A student of conflict resolution, Prime Minister Ahmed should have read the history of the Somali region to understood the reasons behind Somalis’ dislike for Ethiopia. He should have consulted widely before sending the army to Jigjiga. Abiy should avoid stirring up problems for his nascent administration. Remnants of the old regime are waiting in the wings, biding their time to strike back.
Ahmed is not a historian, but a look at the recent uprising that brought him to power offers him a good lesson on might’s ineffectiveness against the will of determined people. A brutal administration can only suppress people for sometime, but not all the time. Who has thought a prime minister from the Oromo ethnic group, which was systematically marginalized by Ethiopia’s successive governments, would ascend to power in Ethiopia?

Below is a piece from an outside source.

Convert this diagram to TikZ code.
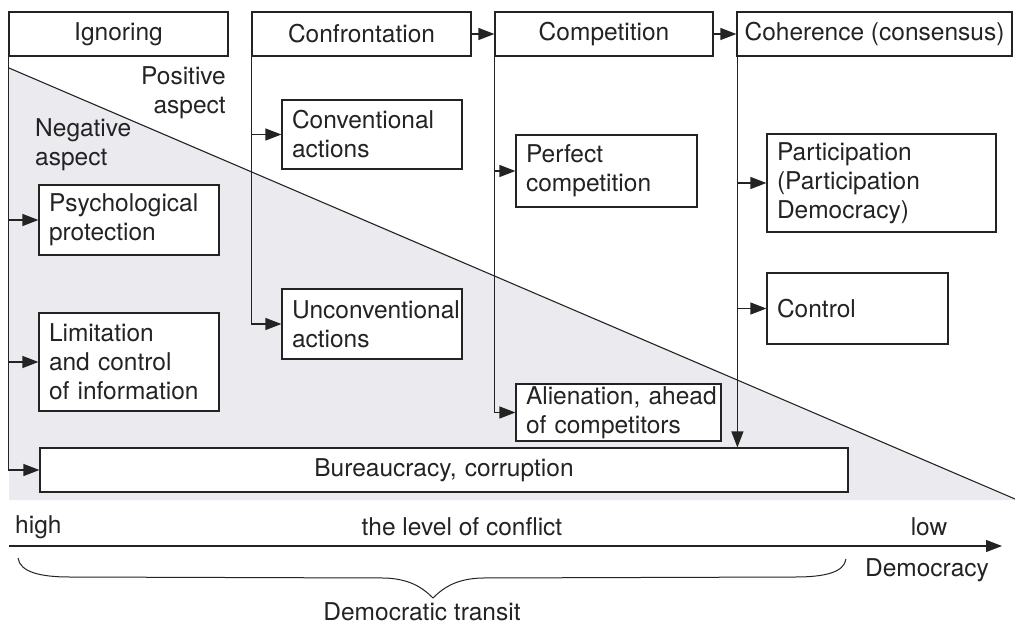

Politicians forget the past when they enter ornate offices in Addis Ababa. Meles Zenawi, whose forces removed dictator Mengistu Hailemariam in 1991, applied, in less than no time, the same tactics of his predecessor. As brutal as it may have been, history repeated itself in Ethiopia and the system established by Zenawi crumbled after three years of peaceful protests. Zenawi must be rolling in his grave that the once-despised Oromos are in the ascendant in Ethiopia and that his archrival, Isaias Afwerki, is going to get back Badame, which was at the center of the decades-old conflict between Addis Ababa and Eritrea.
Abiy’s advent may have changed the political landscape in Ethiopia, but if he ever wishes to properly rule Ethiopia he needs to drastically change Addis Ababa’s policy toward the Somali region and Somalis at large. Maltreating Somalis when the rest of Ethiopians are heaving a sigh of relief is a bad habit he should kick as a matter of urgency.
But if he thinks that Addis Ababa can siphon oil and gas from the Somali region and send it to Djibouti or Eritrea via pipelines without the consent of the real owners, he’s in for a rude awakening. Peaceful protesters toppled mighty, ruthless Tigray generals. The policies that marginalized communities proved time and again their uselessness, as they only lead to the downfall of oppression practitioners.
The ongoing talks between the leaders of the Somali region and Ahmed’s administration in Addis Ababa is a travesty and caricature of the rule of law. How can the youthful prime minister order the illegal disbandment of a regional system and then ask its ousted, weakened and humiliated leaders to come to Addis Ababa for talks. Anointing a new Addis Ababa puppet for the Somali region won’t heal the disastrous consequences of the reckless Jigjiga invasion.
We’ve never thought that Ahmed will — so sudden and so early in his term — metamorphose from a victim of oppression to an oppressor. Ahmed’s Ethiopia insists on oppressing Somalis, who are already smarting from the abuses meted out to them by previous regimes, while protecting old oppressors — a bitter irony of a leader who’s, perhaps, suffering from Stockholm syndrome.
If there’s a time that Prime Minister Abiy Ahmed needed to call upon his conflict resolution skills — or any other skills he may have — it is now. He must resolve the Somali region’s problems once and for all. Returning the army to its barracks should be the first step toward restoring normalcy to the region, whose tranquility was undermined. It’s high time that Somalis in Ethiopia are allowed to make their own decisions without the interference of Addis Ababa.
Mr. Prime Minister, it takes more than nice words to execute a policy change in Ethiopia. The cold reality is that you’re falling far short of our expectation.